REQUIRED WORK ▸
Spot every line with the word "document" and return it.

SOURCE EXCERPT ▸

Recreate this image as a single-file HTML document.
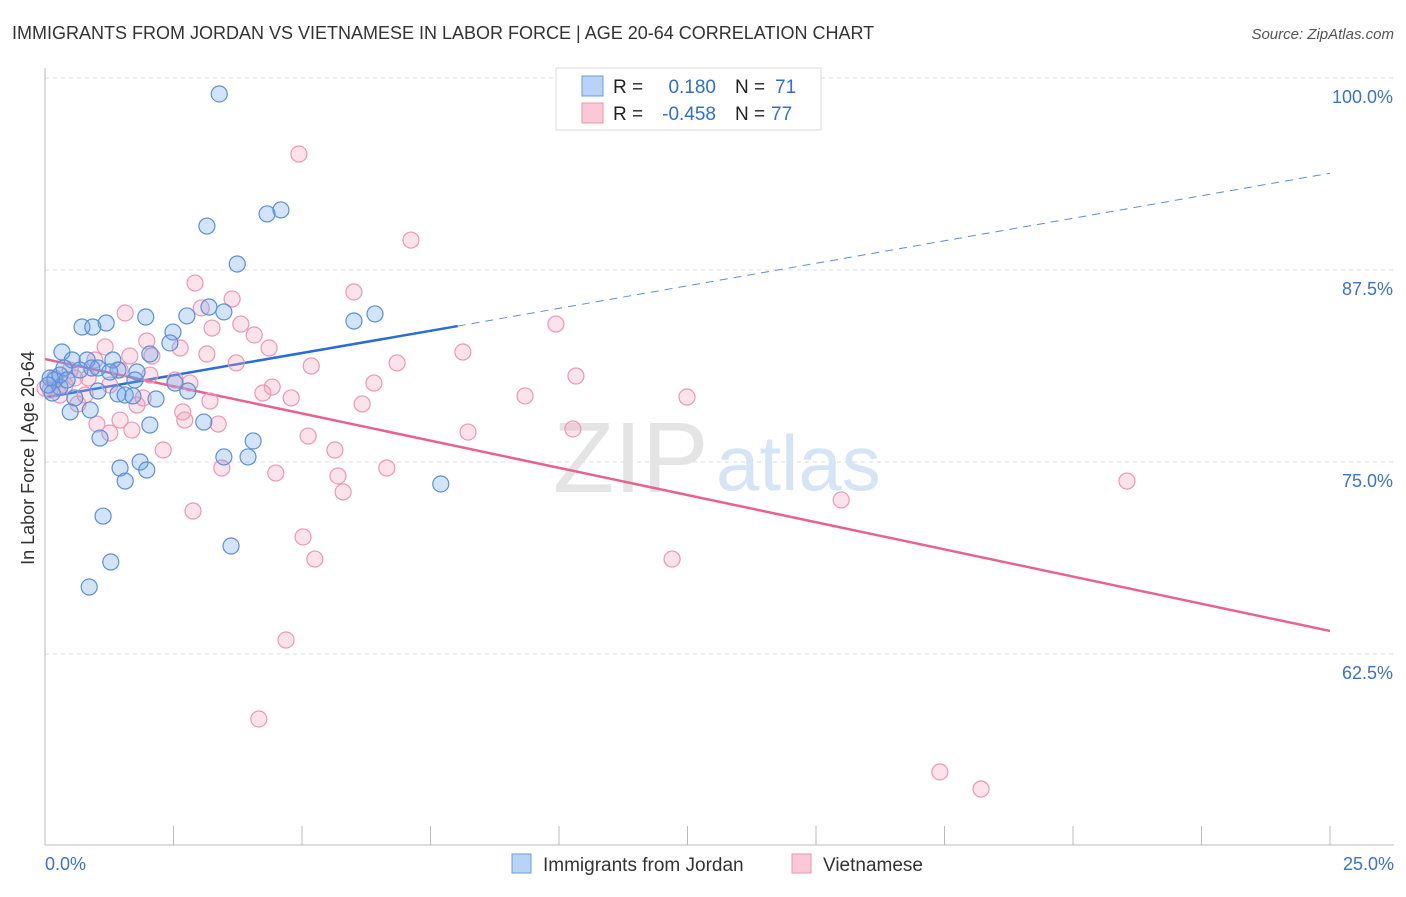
<!DOCTYPE html>
<html><head><meta charset="utf-8"><style>
body{margin:0;background:#fff;font-family:"Liberation Sans",sans-serif;}
svg text{font-family:"Liberation Sans",sans-serif;}
</style></head><body>
<svg id="chart" width="1406" height="892" viewBox="0 0 1406 892" xmlns="http://www.w3.org/2000/svg">
<text x="12" y="39" font-size="18" fill="#333">IMMIGRANTS FROM JORDAN VS VIETNAMESE IN LABOR FORCE | AGE 20-64 CORRELATION CHART</text>
<text x="1394" y="39" font-size="15" fill="#555" text-anchor="end" font-style="italic">Source: ZipAtlas.com</text>
<g id="grid"></g>
<g>
<text x="553" y="492" font-size="100" fill="#e4e4e4" font-family="Liberation Serif, serif">ZIP</text>
<text x="716" y="490" font-size="78" fill="#d6e5f5">atlas</text>
</g>
<g id="axes"></g>
<g id="trends"></g>
<g id="points"></g>
<text transform="translate(34,458) rotate(-90)" font-size="18" fill="#333" text-anchor="middle">In Labor Force | Age 20-64</text>
<g>
<rect x="556" y="68" width="265" height="62" fill="#fff" stroke="#ddd"/>
<rect x="582" y="76" width="21" height="20" fill="#b8d3f5" stroke="#6a9ee0"/>
<rect x="582" y="103" width="21" height="20" fill="#fac8d6" stroke="#eb93ad"/>
<text x="613" y="93" font-size="19" fill="#222">R =</text>
<text x="716" y="93" font-size="19" fill="#2f6fd0" text-anchor="end">0.180</text>
<text x="735" y="93" font-size="19" fill="#222">N =</text>
<text x="775" y="93" font-size="19" fill="#2f6fd0">71</text>
<text x="613" y="120" font-size="19" fill="#222">R =</text>
<text x="716" y="120" font-size="19" fill="#2f6fd0" text-anchor="end">-0.458</text>
<text x="735" y="120" font-size="19" fill="#222">N =</text>
<text x="771" y="120" font-size="19" fill="#2f6fd0">77</text>
</g>
<g>
<rect x="512" y="854" width="19" height="19" fill="#b8d3f5" stroke="#6a9ee0"/>
<text x="543" y="871" font-size="19" fill="#333">Immigrants from Jordan</text>
<rect x="792" y="854" width="19" height="19" fill="#fac8d6" stroke="#eb93ad"/>
<text x="823" y="871" font-size="19" fill="#333">Vietnamese</text>
</g>
</svg>
<script>
const xTickLabels=["0.0%","25.0%"];
const yTicks=[100,87.5,75,62.5];
const yTickLabels=["100.0%","87.5%","75.0%","62.5%"];
const jordanX=[3.39,4.59,4.32,3.15,3.74,3.19,2.76,3.48,1.96,6.01,6.42,1.19,0.72,0.93,2.49,2.43,2.04,0.33,1.32,0.53,0.82,0.37,1.03,1.42,1.79,1.75,2.53,2.78,1.03,1.42,1.56,1.71,2.16,0.58,0.29,0.19,0.10,0.14,0.88,0.49,2.04,3.09,4.05,1.07,3.48,3.95,1.85,1.46,1.98,1.56,7.70,1.13,3.62,1.28,0.86,0.06,0.29,0.43,0.68,1.26,0.91];
const jordanY=[98.96,91.41,91.15,90.36,87.89,85.09,84.51,84.77,84.44,84.18,84.64,84.05,83.79,83.79,83.46,82.75,82.03,82.16,81.64,81.64,81.64,81.12,81.12,80.99,80.86,80.34,80.14,79.62,79.62,79.43,79.36,79.30,79.10,79.17,79.88,80.34,80.47,79.49,78.39,78.26,77.41,77.60,76.37,76.56,75.33,75.33,75.00,74.61,74.48,73.76,73.57,71.48,69.53,68.49,66.86,80.01,80.66,80.34,80.99,80.86,81.12];
const vietX=[4.94,7.12,2.92,6.01,3.64,3.04,1.56,9.94,3.81,3.25,4.07,1.98,2.63,4.36,1.17,8.13,2.08,1.65,3.15,3.72,6.85,5.18,1.46,10.33,0.84,6.40,2.82,4.42,4.24,4.79,9.34,12.49,1.91,3.21,1.79,6.17,0.64,2.68,3.37,1.01,1.69,10.27,8.23,1.26,5.12,5.64,2.30,3.44,6.65,4.49,5.70,21.05,5.80,15.49,2.88,5.02,5.25,12.20,4.69,4.16,17.41,18.21,0.10,0.19,0.39,0.58,0.29,1.26,0.97,2.04,2.53,2.72,0.0,0.49,0.78,1.46];
const vietY=[95.05,89.45,86.65,86.07,85.61,85.03,84.70,83.98,83.98,83.72,83.27,82.88,82.42,82.42,82.49,82.16,81.90,81.90,82.03,81.45,81.45,81.25,80.99,80.60,80.47,80.14,80.14,79.88,79.49,79.17,79.30,79.23,79.17,78.97,78.71,78.78,78.78,78.26,77.47,77.47,77.08,77.15,76.95,76.89,76.69,75.78,75.78,74.61,74.61,74.28,74.09,73.76,73.05,72.53,71.81,70.12,68.68,68.68,63.41,58.27,54.82,53.71,79.69,80.47,80.01,80.47,79.36,80.01,81.64,80.66,80.34,77.73,79.8,80.99,79.36,77.73];
const jordanTrend=[[0,79.2],[8.03,83.85]];
const jordanTrendExt=[8.03,83.85,25,93.8];
const vietTrend=[[0,81.7],[25,64.0]];
const NS="http://www.w3.org/2000/svg";
const x=v=>45+v*51.4;
const y=v=>78+(100-v)*15.36;
function mk(tag,attrs,parent){const e=document.createElementNS(NS,tag);for(const k in attrs)e.setAttribute(k,attrs[k]);parent.appendChild(e);return e;}
const grid=document.getElementById('grid'),axes=document.getElementById('axes'),pts=document.getElementById('points'),tr=document.getElementById('trends');
yTicks.forEach((t,i)=>{
 const l=mk('line',{x1:45,x2:1394,y1:y(t),y2:y(t),stroke:'#ddd','stroke-dasharray':'4,4'},grid);
 
 
 const tx=mk('text',{x:1393,y:y(t)+25,'font-size':18,fill:'#3a72cc','text-anchor':'end'},axes);
 tx.textContent=yTickLabels[i];
 
 
});
mk('line',{x1:45,x2:45,y1:68,y2:845,stroke:'#bbb'},axes);
mk('line',{x1:45,x2:1394,y1:845,y2:845,stroke:'#bbb'},axes);
for(let i=0;i<=10;i++){const t=mk('line',{x1:x(i*2.5),x2:x(i*2.5),y1:826,y2:845,stroke:'#bbb'},axes);
 
 }
const xl0=mk('text',{x:45,y:870,'font-size':18,fill:'#3a72cc'},axes);xl0.textContent=xTickLabels[0];


const xl1=mk('text',{x:1394,y:870,'font-size':18,fill:'#3a72cc','text-anchor':'end'},axes);xl1.textContent=xTickLabels[1];


vietX.forEach((v,i)=>{const c=mk('circle',{cx:x(v),cy:y(vietY[i]),r:8,fill:'rgba(243,160,188,0.3)',stroke:'#ec98b3','stroke-width':1.2},pts);
 
 });
jordanX.forEach((v,i)=>{const c=mk('circle',{cx:x(v),cy:y(jordanY[i]),r:8,fill:'rgba(110,165,232,0.3)',stroke:'#5a90dc','stroke-width':1.2},pts);
 
 });
const bt=mk('line',{x1:x(jordanTrend[0][0]),y1:y(jordanTrend[0][1]),x2:x(jordanTrend[1][0]),y2:y(jordanTrend[1][1]),stroke:'#2a6dd4','stroke-width':2.5},tr);


const be=mk('line',{x1:x(jordanTrendExt[0]),y1:y(jordanTrendExt[1]),x2:x(jordanTrendExt[2]),y2:y(jordanTrendExt[3]),stroke:'#5a8fd8','stroke-width':1,'stroke-dasharray':'8,6'},tr);


const pt=mk('line',{x1:x(vietTrend[0][0]),y1:y(vietTrend[0][1]),x2:x(vietTrend[1][0]),y2:y(vietTrend[1][1]),stroke:'#e8628f','stroke-width':2.5},tr);


</script>
</body></html>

ANSWER BELOW ▸
Recreate this image as a single-file HTML document.
function mk(tag,attrs,parent){const e=document.createElementNS(NS,tag);for(const k in attrs)e.setAttribute(k,attrs[k]);parent.appendChild(e);return e;}
const grid=document.getElementById('grid'),axes=document.getElementById('axes'),pts=document.getElementById('points'),tr=document.getElementById('trends');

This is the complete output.